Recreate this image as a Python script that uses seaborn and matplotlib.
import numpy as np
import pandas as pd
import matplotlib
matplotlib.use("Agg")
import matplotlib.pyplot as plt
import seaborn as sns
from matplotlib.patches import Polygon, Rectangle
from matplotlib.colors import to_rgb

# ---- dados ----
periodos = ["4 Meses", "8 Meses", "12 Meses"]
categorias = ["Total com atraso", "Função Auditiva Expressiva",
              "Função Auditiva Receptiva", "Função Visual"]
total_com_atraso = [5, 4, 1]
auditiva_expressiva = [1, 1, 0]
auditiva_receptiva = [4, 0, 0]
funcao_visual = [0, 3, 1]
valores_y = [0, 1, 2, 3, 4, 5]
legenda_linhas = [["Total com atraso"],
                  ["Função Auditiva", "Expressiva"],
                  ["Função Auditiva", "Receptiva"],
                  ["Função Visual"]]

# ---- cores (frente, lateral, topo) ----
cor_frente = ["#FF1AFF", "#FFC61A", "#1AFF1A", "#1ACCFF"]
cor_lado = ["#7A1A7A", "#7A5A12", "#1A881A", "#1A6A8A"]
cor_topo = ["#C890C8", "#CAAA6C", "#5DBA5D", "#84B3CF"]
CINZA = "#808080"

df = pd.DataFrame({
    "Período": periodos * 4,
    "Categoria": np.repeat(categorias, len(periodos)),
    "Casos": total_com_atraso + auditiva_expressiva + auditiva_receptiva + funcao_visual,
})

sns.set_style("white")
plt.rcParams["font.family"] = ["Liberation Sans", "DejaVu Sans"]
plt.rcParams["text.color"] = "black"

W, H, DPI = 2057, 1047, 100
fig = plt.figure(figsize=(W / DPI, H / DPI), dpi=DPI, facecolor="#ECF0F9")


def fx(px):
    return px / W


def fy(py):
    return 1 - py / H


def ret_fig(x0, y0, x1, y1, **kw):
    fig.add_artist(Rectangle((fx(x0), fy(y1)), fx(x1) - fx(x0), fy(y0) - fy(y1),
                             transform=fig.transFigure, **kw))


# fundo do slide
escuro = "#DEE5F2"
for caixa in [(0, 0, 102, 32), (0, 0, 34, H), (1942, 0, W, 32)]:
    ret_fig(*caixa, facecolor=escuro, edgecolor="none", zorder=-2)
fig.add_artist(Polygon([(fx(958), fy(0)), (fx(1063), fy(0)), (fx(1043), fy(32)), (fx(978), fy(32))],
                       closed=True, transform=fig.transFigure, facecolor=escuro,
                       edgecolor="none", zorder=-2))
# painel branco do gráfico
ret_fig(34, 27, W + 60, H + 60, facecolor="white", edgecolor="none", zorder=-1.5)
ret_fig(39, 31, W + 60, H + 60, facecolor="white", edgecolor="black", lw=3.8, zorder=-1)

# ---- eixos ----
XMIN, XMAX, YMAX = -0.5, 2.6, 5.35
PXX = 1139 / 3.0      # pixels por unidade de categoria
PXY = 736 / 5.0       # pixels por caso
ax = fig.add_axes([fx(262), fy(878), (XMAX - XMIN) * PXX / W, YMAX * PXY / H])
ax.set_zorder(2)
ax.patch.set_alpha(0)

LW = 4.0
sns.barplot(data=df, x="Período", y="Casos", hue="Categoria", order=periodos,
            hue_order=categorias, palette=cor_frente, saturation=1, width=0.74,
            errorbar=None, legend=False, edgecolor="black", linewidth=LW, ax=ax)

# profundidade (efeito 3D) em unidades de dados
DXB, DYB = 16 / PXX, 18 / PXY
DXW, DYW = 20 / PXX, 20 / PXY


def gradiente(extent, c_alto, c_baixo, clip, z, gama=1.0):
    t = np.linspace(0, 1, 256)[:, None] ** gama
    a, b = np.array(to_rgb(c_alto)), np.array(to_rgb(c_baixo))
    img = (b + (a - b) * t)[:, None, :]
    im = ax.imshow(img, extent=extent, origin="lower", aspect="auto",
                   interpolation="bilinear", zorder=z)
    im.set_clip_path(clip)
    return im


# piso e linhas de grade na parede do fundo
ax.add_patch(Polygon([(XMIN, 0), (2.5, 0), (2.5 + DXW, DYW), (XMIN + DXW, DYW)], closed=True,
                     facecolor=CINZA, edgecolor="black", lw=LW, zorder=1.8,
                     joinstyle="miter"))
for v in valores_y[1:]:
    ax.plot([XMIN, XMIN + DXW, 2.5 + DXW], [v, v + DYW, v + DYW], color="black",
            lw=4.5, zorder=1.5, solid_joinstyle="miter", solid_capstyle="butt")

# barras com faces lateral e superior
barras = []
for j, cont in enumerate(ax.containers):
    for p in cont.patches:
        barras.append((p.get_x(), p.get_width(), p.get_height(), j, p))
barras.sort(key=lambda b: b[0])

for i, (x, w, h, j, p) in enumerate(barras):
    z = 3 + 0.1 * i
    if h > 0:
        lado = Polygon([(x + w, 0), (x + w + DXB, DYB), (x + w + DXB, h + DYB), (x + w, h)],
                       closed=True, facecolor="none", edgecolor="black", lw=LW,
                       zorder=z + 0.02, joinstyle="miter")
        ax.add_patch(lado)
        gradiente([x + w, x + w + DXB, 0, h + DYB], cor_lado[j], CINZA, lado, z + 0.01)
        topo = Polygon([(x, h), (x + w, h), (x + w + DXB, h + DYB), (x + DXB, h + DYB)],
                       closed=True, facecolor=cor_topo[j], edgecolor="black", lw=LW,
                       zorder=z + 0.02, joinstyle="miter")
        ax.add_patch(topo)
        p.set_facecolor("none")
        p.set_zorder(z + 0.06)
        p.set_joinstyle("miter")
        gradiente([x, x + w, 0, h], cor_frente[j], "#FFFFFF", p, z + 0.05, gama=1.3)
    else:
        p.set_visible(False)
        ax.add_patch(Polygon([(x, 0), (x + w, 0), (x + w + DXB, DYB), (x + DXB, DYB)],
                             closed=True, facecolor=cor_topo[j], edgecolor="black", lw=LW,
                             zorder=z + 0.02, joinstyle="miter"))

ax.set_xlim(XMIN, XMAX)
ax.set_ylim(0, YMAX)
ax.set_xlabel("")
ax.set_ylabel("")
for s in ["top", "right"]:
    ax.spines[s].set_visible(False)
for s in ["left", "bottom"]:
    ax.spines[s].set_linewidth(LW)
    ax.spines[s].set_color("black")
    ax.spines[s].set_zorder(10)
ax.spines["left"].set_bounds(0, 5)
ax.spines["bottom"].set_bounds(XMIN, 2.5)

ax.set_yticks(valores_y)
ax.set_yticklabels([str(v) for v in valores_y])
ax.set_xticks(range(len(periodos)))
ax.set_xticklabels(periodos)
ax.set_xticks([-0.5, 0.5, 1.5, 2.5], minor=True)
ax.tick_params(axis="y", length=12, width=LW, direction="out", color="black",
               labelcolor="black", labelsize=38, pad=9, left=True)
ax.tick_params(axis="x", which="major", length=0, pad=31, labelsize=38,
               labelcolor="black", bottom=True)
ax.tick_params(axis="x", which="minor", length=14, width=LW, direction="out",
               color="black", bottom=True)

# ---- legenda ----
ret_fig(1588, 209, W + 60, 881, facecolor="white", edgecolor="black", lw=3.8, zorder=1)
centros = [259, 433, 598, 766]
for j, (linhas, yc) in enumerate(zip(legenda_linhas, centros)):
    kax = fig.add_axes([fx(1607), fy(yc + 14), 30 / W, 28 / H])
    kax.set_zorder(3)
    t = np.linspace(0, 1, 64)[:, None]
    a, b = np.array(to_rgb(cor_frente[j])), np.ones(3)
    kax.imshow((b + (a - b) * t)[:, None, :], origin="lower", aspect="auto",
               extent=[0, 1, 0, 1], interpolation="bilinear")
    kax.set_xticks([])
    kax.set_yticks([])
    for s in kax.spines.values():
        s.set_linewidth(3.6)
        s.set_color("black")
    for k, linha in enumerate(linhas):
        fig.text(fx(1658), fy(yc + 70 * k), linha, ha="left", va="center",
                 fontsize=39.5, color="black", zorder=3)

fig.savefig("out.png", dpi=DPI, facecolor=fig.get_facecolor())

+ + +

--- TASK STATEMENT ---
Write out, unaltered, the lines from the opening of the listing through the line that includes "return px / W".

--- WRITTEN ANSWER ---
Recreate this image as a Python script that uses seaborn and matplotlib.
import numpy as np
import pandas as pd
import matplotlib
matplotlib.use("Agg")
import matplotlib.pyplot as plt
import seaborn as sns
from matplotlib.patches import Polygon, Rectangle
from matplotlib.colors import to_rgb

# ---- dados ----
periodos = ["4 Meses", "8 Meses", "12 Meses"]
categorias = ["Total com atraso", "Função Auditiva Expressiva",
              "Função Auditiva Receptiva", "Função Visual"]
total_com_atraso = [5, 4, 1]
auditiva_expressiva = [1, 1, 0]
auditiva_receptiva = [4, 0, 0]
funcao_visual = [0, 3, 1]
valores_y = [0, 1, 2, 3, 4, 5]
legenda_linhas = [["Total com atraso"],
                  ["Função Auditiva", "Expressiva"],
                  ["Função Auditiva", "Receptiva"],
                  ["Função Visual"]]

# ---- cores (frente, lateral, topo) ----
cor_frente = ["#FF1AFF", "#FFC61A", "#1AFF1A", "#1ACCFF"]
cor_lado = ["#7A1A7A", "#7A5A12", "#1A881A", "#1A6A8A"]
cor_topo = ["#C890C8", "#CAAA6C", "#5DBA5D", "#84B3CF"]
CINZA = "#808080"

df = pd.DataFrame({
    "Período": periodos * 4,
    "Categoria": np.repeat(categorias, len(periodos)),
    "Casos": total_com_atraso + auditiva_expressiva + auditiva_receptiva + funcao_visual,
})

sns.set_style("white")
plt.rcParams["font.family"] = ["Liberation Sans", "DejaVu Sans"]
plt.rcParams["text.color"] = "black"

W, H, DPI = 2057, 1047, 100
fig = plt.figure(figsize=(W / DPI, H / DPI), dpi=DPI, facecolor="#ECF0F9")


def fx(px):
    return px / W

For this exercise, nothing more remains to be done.